Despite all the sound and fury about the EU’s surcharge the truth is somewhat different – but no better for that – the UK’s net contribution is rising and will continue to do so. Thank goodness someone like Dan Hannan is working on an alternative that would give us a way out.
The announcement Britain should stump up a further 2.1bn Euros to finance the EU’s budget appears to punish Britain’s economic success while rewarding economically troubled France and Germany with handouts. That Greece and Cyprus have been asked to pay more too, by having to borrow to do so, just underscores the absurdity.
The reality is more mundane, however, for the additional bill is actually a correction to Britain understating its Gross National Income over more than a decade. The £1.7bn bill is a one-off adjustment, but simply reveals that we have been underpaying all of that time. The membership costs have actually been higher than anyone thought – some £200m a year extra over the last ten years. Compare this with Switzerland paying only £150 million a year – in total – for its access to the EU single market.
Add this to the fact that the UK’s net contribution to the EU has been climbing steadily and the trend is set to continue. The ONS Pink Book shows that back in 2002 Britain’s net payment was only £2.8bn but this had climbed to £11.3bn in 2013, rising £2.7bn alone last year.
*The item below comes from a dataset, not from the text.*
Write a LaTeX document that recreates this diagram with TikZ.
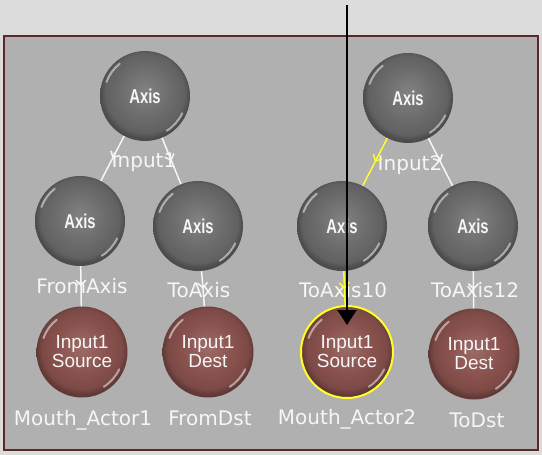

And that’s before the latest £1.7bn surcharge.
Rubbing salt in the wound Business for Britain has revealed a further 1,139 new regulations were passed by Brussels in the last year.
Thankfully, while everyone has been getting worked up by the apparently uncontrollable rising cost of the EU Dan Hannan MEP has been working with others on preparing an alternative – a free trade area across Europe modelled on NAFTA or ASEAN. At meetings across the continent, starting at Messina where the EU was born in 1955, Hannan has been beavering away on proposals for a new organisation that the UK and others could join – stretching from Iceland and the Faroes to Turkey and Armenia.
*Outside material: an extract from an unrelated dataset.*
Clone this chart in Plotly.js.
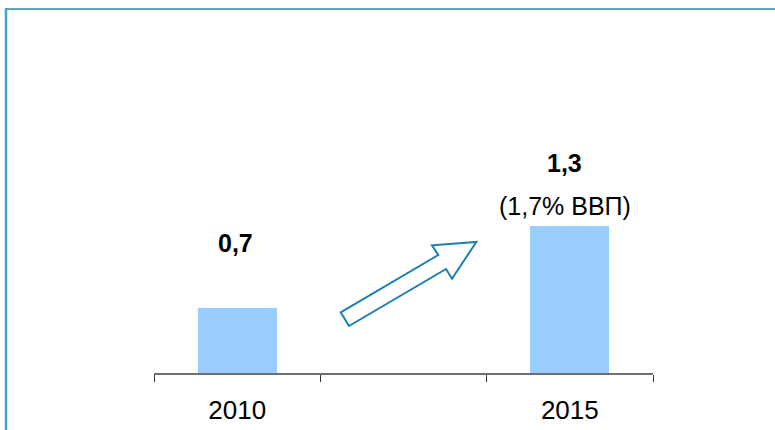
<!DOCTYPE html>
<html>
<head>
<meta charset="utf-8">
<script src="https://cdn.plot.ly/plotly-3.0.1.min.js"></script>
<style>html,body{margin:0;padding:0;background:#fff;}#chart{width:775px;height:430px;}</style>
</head>
<body>
<div id="chart"></div>
<script>
// Data
var categories = ["2010", " ", "2015"];
var years = ["2010", "2015"];
var values = [0.7, 1.3];
var valueLabels = ["0,7", "1,3"];
var gdpNote = "(1,7% ВВП)";

var W = 775, H = 430;
var M = {l: 154, r: 122, t: 30, b: 57};
var pw = W - M.l - M.r, ph = H - M.t - M.b;
function px(x) { return (x - M.l) / pw; }
function py(y) { return (H - M.b - y) / ph; }

// decorative arrow outline (pixel positions converted to paper)
var arrowPx = [[340.7,312.3],[349,326],[446,269],[452,278.7],[476.3,242],[432,245.3],[438.3,255]];
var path = arrowPx.map(function(p, i){ return (i ? "L" : "M") + px(p[0]).toFixed(4) + "," + py(p[1]).toFixed(4); }).join(" ") + " Z";

var trace = {
  type: "bar",
  x: years,
  y: values,
  width: 0.475,
  marker: {color: "#99ccff", line: {width: 0}},
  hoverinfo: "skip"
};

var font = "Liberation Sans, Arial, sans-serif";
var i0 = categories.indexOf(years[0]), i1 = categories.indexOf(years[1]);
var annotations = [
  {x: i0, y: values[0], xref: "x", yref: "y", text: "<b>" + valueLabels[0] + "</b>", showarrow: false,
   yanchor: "middle", yshift: 65, xshift: -2, font: {family: font, size: 25, color: "#000000"}},
  {x: i1, y: values[1], xref: "x", yref: "y", text: "<b>" + valueLabels[1] + "</b>", showarrow: false,
   yanchor: "middle", yshift: 63, xshift: -5, font: {family: font, size: 25, color: "#000000"}},
  {x: i1, y: values[1], xref: "x", yref: "y", text: gdpNote, showarrow: false,
   yanchor: "middle", yshift: 20, xshift: -5, font: {family: font, size: 25, color: "#000000"}}
];

var layout = {
  width: W, height: H,
  margin: M,
  paper_bgcolor: "#fff", plot_bgcolor: "#fff",
  showlegend: false,
  bargap: 0,
  xaxis: {
    type: "category",
    categoryorder: "array",
    categoryarray: categories,
    range: [-0.5, 2.5],
    tickson: "boundaries",
    ticks: "outside", ticklen: 7, tickwidth: 1, tickcolor: "#333",
    showline: true, linecolor: "#6f6f6f", linewidth: 1.5,
    showgrid: false, zeroline: false,
    tickfont: {family: font, size: 26, color: "#000"},
    ticklabelstandoff: 13,
    fixedrange: true
  },
  yaxis: {
    range: [0.224, 1.3 + (226 - 30) / 136.6],
    visible: false, showgrid: false, zeroline: false, fixedrange: true
  },
  annotations: annotations,
  shapes: [
    {type: "line", xref: "paper", yref: "paper", x0: px(5), x1: px(775), y0: py(9), y1: py(9),
     line: {color: "#2a86ae", width: 1.5}},
    {type: "line", xref: "paper", yref: "paper", x0: px(6), x1: px(6), y0: py(8.5), y1: py(430),
     line: {color: "#41a3c9", width: 2.5}},
    {type: "path", xref: "paper", yref: "paper", path: path, fillcolor: "rgba(0,0,0,0)",
     line: {color: "#1a7fb0", width: 2}}
  ]
};

Plotly.newPlot("chart", [trace], layout, {staticPlot: true, displayModeBar: false});
</script>
</body>
</html>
Speaking at a conference on the Future of Europe hosted by Global Britain, Hannan explained the new arrangement would have all the benefits of free trade with open markets, but none of the downside of heavy-handed political interference and those regulations that are a huge burden to British Business.
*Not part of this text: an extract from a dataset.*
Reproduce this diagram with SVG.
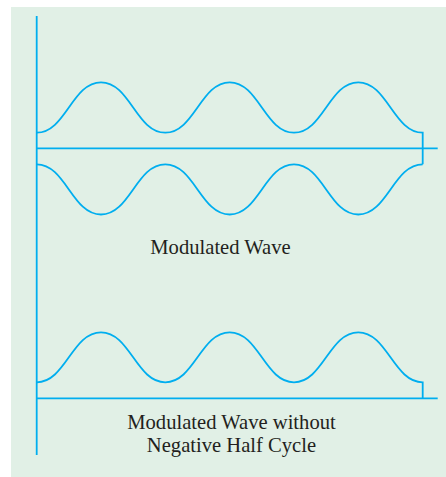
<svg xmlns="http://www.w3.org/2000/svg" width="446" height="477" viewBox="0 0 446 477">
<style>
.ln{fill:none;stroke:#00aeef;stroke-width:1.8;stroke-linejoin:miter}
.lb{font-family:"Liberation Serif","Times New Roman",serif;font-size:20.6px;fill:#231f20;text-anchor:middle}
</style>
<rect x="11" y="7" width="435" height="470" fill="#e1f0e6"/>
<g id="connectors">
<path id="axis-vertical" class="ln" d="M36.7,16 V455"/>
<path id="axis-top" class="ln" d="M36.7,148.3 H437.7"/>
<path id="axis-bottom" class="ln" d="M36.7,398.3 H437.7"/>
</g>
<g id="modulated-wave">
<path class="ln" d="M36.7,132.7 C65.6,132.7 72.1,82.3 101,82.3 S136.4,132.7 165.3,132.7 S200.8,82.3 229.7,82.3 S265.1,132.7 294,132.7 S329.4,82.3 358.3,82.3 S393.8,132.7 422.7,132.7 V164.3"/>
<path class="ln" d="M36.7,164.3 C65.6,164.3 72.1,214.5 101,214.5 S136.4,164.3 165.3,164.3 S200.8,214.5 229.7,214.5 S265.1,164.3 294,164.3 S329.4,214.5 358.3,214.5 S393.8,164.3 422.7,164.3"/>
<text class="lb" x="220.5" y="254">Modulated Wave</text>
</g>
<g id="rectified-wave">
<path class="ln" d="M36.7,382.3 C65.6,382.3 72.1,332.3 101,332.3 S136.4,382.3 165.3,382.3 S200.8,332.3 229.7,332.3 S265.1,382.3 294,382.3 S329.4,332.3 358.3,332.3 S393.8,382.3 422.7,382.3 V398.3"/>
<text class="lb" x="231.5" y="428.8">Modulated Wave without</text>
<text class="lb" x="231.5" y="451.8">Negative Half Cycle</text>
</g>
</svg>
It would take us back to what the UK signed up to in 1975 – a free trade community – offering the advantage that countries could then go and make their own Free Trade Agreements with the US, the Commonwealth and China (like the Swiss have already). Neighbours of the new European free trade area – like Morocco and Israel – could apply to join with ease because there would be no heavy political dimension to cause lengthy negotiating delays.
Attractively, without an unaccountable bureaucracy and countless dysfunctional subsidies through transfers such as the Common Agricultural Policy, Common Fisheries Policy and regional funds, the overheads and consequent membership costs would be considerably lower.
Supporters of the European Union talk as if removing the UK from its grasp would bring economic isolation when the reverse is more likely. While some three million British jobs may be connected to our trade with the European Union, there are also some five million EU jobs connected to its trade with the UK.
The UK is the EU’s biggest and best customer and the CEOs of EU businesses will be demanding it has to stay that way. The prospect of trade barriers is consequently zero. It’s not as if the US, Australia, India and China face huge obstacles in trading in the EU’s much overrated single market.
Switzerland, explained Hannan, is obliged to meet EU standards when it trades with its member states – but is free to apply its own laws for any other commerce.
The UK’s strength has always been its willingness to look beyond its immediate neighbours and trade with the rest of the world. Having a weaker vision that means all trade must be viewed through the prism of the European Union is hugely limiting and is holding us back. Hannan’s proposal, when it is finalised, could well provide the positive alternative an outward-looking Britain requires.